* Start Stored data *
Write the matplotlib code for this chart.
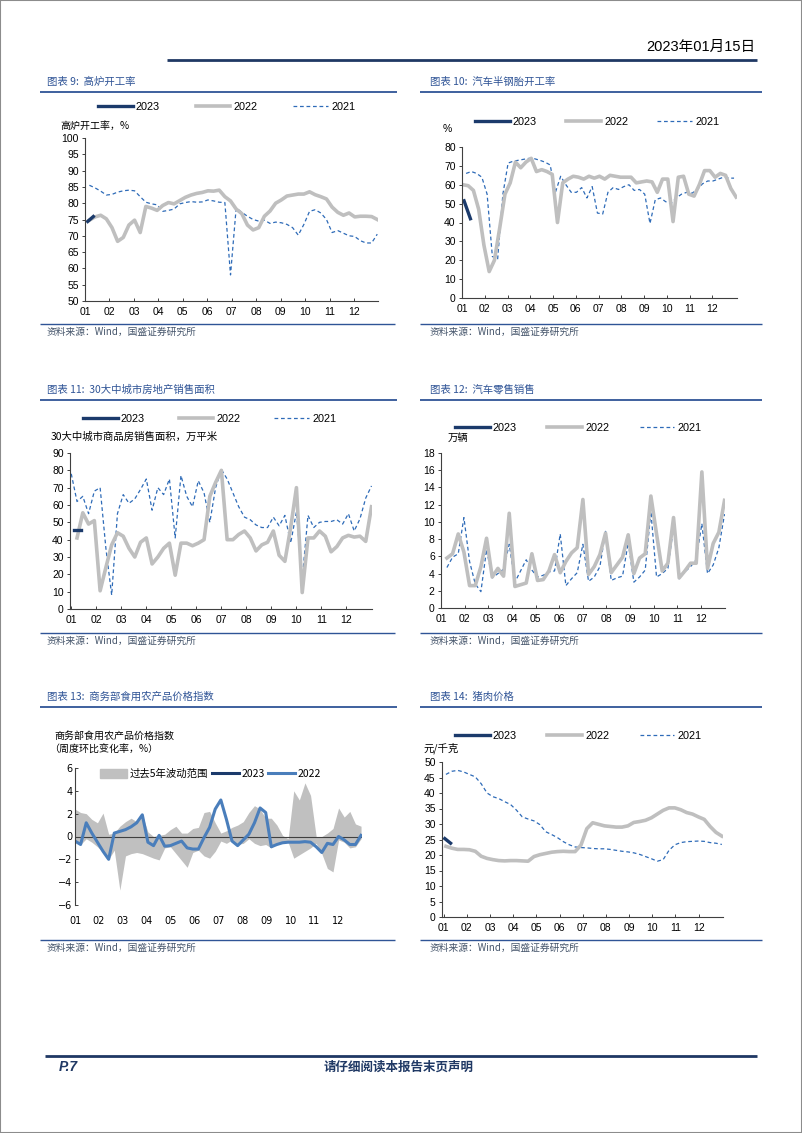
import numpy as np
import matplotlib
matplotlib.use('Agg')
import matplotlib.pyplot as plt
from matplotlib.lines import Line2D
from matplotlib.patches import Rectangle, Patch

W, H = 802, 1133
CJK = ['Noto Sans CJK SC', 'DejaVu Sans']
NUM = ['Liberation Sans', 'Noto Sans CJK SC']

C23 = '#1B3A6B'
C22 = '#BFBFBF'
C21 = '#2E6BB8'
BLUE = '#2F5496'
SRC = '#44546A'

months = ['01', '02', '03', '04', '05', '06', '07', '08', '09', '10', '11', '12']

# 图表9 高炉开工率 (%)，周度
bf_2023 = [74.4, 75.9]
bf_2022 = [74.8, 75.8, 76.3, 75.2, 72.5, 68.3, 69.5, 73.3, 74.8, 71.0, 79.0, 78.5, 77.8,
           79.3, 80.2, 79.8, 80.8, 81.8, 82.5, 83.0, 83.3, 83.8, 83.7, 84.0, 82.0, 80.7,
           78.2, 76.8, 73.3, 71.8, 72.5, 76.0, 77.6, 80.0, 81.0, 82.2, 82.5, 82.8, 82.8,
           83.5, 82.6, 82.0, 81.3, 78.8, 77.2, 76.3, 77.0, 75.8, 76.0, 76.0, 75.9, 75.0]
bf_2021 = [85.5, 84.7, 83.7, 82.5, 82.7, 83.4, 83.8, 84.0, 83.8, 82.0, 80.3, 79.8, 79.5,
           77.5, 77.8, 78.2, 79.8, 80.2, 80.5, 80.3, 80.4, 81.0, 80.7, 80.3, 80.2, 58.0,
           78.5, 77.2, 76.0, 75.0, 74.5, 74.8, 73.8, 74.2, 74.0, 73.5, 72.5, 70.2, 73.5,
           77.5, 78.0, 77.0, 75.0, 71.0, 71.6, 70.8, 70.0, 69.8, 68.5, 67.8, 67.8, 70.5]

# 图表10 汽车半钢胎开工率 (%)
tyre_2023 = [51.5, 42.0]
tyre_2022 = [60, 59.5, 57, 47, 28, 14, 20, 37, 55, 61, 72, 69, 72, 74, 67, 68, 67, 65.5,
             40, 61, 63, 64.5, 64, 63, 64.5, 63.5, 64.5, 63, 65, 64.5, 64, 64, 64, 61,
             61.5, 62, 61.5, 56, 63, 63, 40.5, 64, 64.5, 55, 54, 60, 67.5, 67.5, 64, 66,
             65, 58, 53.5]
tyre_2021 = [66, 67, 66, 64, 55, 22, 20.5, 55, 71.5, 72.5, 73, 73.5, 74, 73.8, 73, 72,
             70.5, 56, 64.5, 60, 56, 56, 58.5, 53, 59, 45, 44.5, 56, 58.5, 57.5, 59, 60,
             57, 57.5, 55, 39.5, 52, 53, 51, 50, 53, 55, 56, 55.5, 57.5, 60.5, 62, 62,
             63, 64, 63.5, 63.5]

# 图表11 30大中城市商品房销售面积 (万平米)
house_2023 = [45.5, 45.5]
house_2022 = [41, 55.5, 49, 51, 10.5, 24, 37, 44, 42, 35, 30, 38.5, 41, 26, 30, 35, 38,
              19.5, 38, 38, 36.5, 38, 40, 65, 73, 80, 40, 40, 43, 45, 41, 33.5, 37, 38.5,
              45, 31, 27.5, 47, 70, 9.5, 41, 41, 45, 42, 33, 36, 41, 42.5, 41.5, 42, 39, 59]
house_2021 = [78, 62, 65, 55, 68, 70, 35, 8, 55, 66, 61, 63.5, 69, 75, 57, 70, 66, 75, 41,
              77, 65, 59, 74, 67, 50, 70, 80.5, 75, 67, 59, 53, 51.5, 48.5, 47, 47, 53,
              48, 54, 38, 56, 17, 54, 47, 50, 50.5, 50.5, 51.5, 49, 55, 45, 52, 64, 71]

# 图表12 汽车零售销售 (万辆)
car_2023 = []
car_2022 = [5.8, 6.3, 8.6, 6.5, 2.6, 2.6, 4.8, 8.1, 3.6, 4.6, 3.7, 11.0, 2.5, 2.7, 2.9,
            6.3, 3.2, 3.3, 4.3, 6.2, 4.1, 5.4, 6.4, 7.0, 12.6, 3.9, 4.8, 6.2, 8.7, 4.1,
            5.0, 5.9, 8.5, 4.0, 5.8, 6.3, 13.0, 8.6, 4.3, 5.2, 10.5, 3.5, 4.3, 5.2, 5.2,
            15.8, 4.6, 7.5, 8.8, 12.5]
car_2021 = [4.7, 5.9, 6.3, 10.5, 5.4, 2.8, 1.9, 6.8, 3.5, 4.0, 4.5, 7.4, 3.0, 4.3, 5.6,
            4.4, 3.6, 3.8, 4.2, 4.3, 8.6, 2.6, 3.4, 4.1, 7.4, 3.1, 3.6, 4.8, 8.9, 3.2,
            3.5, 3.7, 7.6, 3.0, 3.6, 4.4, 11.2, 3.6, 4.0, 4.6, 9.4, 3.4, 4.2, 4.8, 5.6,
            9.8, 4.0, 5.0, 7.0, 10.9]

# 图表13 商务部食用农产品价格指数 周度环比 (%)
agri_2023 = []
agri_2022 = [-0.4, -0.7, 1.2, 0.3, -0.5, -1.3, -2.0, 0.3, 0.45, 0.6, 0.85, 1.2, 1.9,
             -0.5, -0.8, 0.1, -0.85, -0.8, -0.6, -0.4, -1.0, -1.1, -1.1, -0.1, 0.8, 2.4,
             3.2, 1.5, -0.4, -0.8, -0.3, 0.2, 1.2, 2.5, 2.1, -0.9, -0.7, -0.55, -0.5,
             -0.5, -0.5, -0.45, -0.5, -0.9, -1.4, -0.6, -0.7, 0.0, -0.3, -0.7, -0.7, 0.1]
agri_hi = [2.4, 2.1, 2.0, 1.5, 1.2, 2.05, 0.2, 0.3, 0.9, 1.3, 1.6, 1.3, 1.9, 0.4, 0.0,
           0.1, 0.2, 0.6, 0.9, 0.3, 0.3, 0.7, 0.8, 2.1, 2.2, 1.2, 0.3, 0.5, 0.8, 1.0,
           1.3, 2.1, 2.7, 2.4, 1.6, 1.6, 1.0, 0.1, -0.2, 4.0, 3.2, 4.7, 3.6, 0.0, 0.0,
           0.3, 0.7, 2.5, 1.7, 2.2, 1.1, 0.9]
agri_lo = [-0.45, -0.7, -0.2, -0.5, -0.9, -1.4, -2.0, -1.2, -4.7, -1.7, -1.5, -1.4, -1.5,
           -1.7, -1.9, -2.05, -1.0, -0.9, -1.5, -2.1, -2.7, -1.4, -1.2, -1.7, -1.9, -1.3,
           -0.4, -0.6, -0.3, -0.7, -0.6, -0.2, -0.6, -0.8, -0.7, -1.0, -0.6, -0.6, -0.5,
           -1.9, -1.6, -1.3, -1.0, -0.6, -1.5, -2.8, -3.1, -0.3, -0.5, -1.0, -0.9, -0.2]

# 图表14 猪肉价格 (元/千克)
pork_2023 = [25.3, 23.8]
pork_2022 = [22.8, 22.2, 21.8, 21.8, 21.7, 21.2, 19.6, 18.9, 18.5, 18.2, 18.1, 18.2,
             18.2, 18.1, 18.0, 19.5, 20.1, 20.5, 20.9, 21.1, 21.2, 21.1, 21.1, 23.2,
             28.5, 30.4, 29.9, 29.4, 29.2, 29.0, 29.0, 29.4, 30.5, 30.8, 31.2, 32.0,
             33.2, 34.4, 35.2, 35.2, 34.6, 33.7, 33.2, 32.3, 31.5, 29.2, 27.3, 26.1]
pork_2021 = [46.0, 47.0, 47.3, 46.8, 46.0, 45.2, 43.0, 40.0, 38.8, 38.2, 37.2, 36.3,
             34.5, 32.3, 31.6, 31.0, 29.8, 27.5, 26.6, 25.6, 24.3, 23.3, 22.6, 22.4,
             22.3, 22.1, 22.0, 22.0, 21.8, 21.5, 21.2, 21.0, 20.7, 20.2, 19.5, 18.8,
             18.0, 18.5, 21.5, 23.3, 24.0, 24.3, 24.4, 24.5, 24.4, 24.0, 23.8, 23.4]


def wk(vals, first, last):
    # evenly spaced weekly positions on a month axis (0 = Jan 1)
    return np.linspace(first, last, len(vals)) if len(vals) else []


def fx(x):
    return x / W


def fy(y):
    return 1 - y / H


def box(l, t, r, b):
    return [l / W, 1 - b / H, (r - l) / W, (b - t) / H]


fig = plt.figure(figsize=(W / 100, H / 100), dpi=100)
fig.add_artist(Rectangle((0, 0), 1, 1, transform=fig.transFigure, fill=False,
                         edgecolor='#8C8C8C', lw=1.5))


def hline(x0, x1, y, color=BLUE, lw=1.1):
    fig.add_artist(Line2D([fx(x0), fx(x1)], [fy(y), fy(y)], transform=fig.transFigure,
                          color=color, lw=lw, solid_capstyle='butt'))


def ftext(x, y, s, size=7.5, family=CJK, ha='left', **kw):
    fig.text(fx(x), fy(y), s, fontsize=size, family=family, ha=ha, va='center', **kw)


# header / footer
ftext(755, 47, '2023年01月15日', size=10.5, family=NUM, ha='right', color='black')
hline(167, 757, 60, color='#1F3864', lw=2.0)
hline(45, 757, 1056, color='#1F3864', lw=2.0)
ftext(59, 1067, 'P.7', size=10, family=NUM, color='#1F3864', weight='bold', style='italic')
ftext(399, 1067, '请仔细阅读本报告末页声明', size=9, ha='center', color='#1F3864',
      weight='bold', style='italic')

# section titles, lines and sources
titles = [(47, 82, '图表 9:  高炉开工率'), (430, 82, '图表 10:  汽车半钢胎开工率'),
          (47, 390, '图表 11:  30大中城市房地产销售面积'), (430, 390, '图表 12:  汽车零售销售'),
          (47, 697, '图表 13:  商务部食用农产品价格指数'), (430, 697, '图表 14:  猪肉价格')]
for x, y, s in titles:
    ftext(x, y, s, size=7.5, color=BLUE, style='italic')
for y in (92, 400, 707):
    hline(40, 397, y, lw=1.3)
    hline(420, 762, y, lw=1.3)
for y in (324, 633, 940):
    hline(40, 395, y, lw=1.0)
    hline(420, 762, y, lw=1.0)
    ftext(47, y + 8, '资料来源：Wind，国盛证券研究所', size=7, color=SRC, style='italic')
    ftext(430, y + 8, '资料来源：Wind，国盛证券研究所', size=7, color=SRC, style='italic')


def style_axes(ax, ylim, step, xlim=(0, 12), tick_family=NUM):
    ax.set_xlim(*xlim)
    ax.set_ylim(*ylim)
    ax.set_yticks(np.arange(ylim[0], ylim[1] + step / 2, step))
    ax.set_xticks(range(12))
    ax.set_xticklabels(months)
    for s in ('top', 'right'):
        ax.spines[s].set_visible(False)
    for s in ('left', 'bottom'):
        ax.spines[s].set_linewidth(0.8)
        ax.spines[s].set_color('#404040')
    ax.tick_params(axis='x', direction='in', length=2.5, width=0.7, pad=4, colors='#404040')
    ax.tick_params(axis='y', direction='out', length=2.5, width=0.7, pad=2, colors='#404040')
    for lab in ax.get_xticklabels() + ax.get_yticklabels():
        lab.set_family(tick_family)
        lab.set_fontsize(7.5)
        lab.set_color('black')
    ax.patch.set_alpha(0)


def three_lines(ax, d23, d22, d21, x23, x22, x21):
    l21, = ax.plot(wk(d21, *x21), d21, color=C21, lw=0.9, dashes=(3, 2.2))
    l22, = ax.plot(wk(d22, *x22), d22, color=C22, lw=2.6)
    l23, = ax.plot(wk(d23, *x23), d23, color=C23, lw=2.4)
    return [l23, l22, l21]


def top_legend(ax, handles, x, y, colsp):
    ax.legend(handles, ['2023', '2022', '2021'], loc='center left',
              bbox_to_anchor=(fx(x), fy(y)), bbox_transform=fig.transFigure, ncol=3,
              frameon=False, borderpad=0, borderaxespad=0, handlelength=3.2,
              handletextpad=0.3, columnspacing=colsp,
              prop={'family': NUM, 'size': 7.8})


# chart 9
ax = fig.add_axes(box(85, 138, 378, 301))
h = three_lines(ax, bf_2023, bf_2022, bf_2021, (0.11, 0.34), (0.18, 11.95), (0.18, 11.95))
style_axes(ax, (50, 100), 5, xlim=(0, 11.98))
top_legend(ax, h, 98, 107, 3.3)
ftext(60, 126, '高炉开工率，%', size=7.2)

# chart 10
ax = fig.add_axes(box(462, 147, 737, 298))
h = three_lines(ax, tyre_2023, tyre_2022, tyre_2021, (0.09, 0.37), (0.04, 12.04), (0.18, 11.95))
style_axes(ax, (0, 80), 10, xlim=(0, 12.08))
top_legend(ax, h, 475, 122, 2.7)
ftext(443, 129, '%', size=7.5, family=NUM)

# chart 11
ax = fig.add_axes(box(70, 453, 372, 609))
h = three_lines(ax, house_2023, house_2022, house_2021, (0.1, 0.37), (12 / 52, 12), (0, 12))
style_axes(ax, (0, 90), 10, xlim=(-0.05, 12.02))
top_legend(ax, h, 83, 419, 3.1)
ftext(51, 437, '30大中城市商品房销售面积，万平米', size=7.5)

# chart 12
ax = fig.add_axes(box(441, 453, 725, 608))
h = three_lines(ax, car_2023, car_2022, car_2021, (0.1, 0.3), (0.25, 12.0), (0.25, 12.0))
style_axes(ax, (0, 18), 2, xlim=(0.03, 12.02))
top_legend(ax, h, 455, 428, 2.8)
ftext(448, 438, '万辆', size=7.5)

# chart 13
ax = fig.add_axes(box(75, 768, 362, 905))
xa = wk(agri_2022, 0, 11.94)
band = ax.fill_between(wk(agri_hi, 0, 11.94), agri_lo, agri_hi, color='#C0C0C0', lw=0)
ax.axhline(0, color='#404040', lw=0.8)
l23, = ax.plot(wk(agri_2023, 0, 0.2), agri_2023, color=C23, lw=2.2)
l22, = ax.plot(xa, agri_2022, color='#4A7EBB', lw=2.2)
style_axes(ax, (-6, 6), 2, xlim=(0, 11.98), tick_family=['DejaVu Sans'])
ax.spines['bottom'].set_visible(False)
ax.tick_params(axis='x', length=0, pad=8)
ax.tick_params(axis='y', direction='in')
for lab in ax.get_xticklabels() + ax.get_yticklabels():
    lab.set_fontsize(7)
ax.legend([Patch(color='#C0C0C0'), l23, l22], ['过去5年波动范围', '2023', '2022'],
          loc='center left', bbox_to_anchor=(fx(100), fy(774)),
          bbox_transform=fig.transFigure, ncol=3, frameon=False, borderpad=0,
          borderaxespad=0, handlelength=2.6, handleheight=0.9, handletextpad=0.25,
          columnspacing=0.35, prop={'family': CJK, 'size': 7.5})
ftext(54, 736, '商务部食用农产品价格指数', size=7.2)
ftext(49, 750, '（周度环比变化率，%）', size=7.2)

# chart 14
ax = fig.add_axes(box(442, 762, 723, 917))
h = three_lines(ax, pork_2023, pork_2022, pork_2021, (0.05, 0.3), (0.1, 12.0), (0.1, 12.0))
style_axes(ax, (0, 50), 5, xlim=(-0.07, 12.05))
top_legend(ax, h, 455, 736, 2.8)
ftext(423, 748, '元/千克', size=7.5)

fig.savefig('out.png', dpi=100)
* End Stored data *
**Direction:** Quote, please, every line of the material above from its start through the line that has "SRC = '#44546A'", reproducing the words exactly and dropping any images.

**Response to the task:**
Write the matplotlib code for this chart.
import numpy as np
import matplotlib
matplotlib.use('Agg')
import matplotlib.pyplot as plt
from matplotlib.lines import Line2D
from matplotlib.patches import Rectangle, Patch

W, H = 802, 1133
CJK = ['Noto Sans CJK SC', 'DejaVu Sans']
NUM = ['Liberation Sans', 'Noto Sans CJK SC']

C23 = '#1B3A6B'
C22 = '#BFBFBF'
C21 = '#2E6BB8'
BLUE = '#2F5496'
SRC = '#44546A'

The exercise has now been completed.